There are a variety of risks that exist in the gas industry in which Apex Energy operates and there are a range of factors, some of which are beyond the control of Apex Energy and which may impact on Apex Energy's performance.

Remuneration and Nomination

It is Apex Energy's objective to provide maximum stakeholder benefit from the retention of a high quality Board and executive management team by remunerating Directors and key executives fairly and appropriately in accordance with market conditions and reflective of their contribution. The expected outcomes of this remuneration philosophy are the retention and motivation of key Directors and executives, the attraction of quality management to Apex Energy and the provision of performance incentives which allow Directors and executives to share the rewards of the success of Apex Energy.

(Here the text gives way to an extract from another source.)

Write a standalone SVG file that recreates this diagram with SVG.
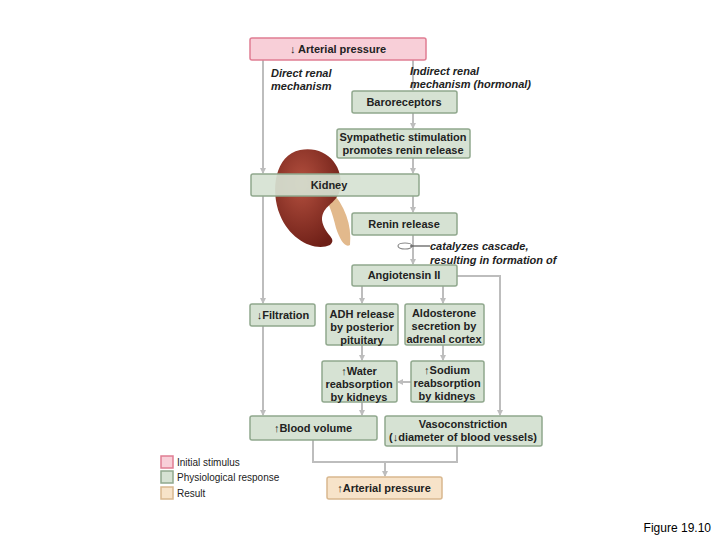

Apex Energy is not required to have a separate specific Remuneration Committee and after consideration of the current size and complexity of the activities of Apex Energy have decided, for the time being, not to have a separate Committee. The Board of Apex Energy shall directly review all matters related to remuneration and engagement of further Board members and executive management.

Review of Board and executive performance

In order to ensure that the Board continues to discharge its duties effectively, the performance of all Directors is reviewed regularly by the Chairperson.

The Board undertakes regular assessment of its collective performance and the performance of any Committees in accordance with Apex Energy's performance evaluation process for directors and executives. The Board also regularly reviews the performance of the executive management team.

Independent advice

Apex Energy permits any Director to obtain advice about transactions or matters of concern at Apex Energy's cost. Approval for Directors seeking independent advice is subject to the approval of the Chairperson acting reasonably. Where appropriate, Directors share such independent advice with other Directors.

Company policy and practice for dealing in shares

The freedom of all officers and employees to deal in the shares is restricted in a number of ways namely by statute and by common law. Apex Energy is not listed on any Stock Exchange and therefore it is not bound by requirements of the ASX Listing Rules, however, Apex Energy has adopted an insider trading policy for dealing in shares. The insider trading policy provides that officers and employees may deal in shares provided that, at all times, they are not in possession of material information which has not been disclosed to shareholders, or with the express prior approval of the Chairperson or the CEO.

Shareholder communications

The Board aims to ensure that shareholders are informed of all information necessary to assess the performance of Apex Energy.
Information is communicated to the shareholders through:

  • the annual report, which is distributed to all shareholders (other than those who elect not to receive it);
  • the AGM and other shareholder meetings called to obtain approval for Board action as appropriate;
  • encouraging active participation by shareholders at shareholder meetings;
  • encouraging all shareholders who are unable to attend general meetings to communicate issues or ask questions by writing to Apex Energy.
  • from time to time occasional reports to shareholders on matters likely to be of relevance to them.
  • maintaining of a public web site with relevant information about the Company and its business

Company commitment to continuous disclosure

Whilst Apex Energy is not Listed on any Stock Exchange and therefore not subject to rigorous continuous disclosure requirements of Listing Rules, the Board has approved a disclosure policy to ensure the fair and timely disclosure of information to the shareholders which is likely to have effect on Apex Energy.

External audit independence

Apex Energy's policy is to appoint external auditors who demonstrate quality and independence. The performance of the auditor is reviewed annually and applications for tender of external audit services are requested as deemed appropriate, taking into account an assessment of performance, existing value and tender costs.

The external auditor will be requested to attend the AGM and be available to answer Shareholder questions about the conduct of the audit and the preparation of the content of the audit report.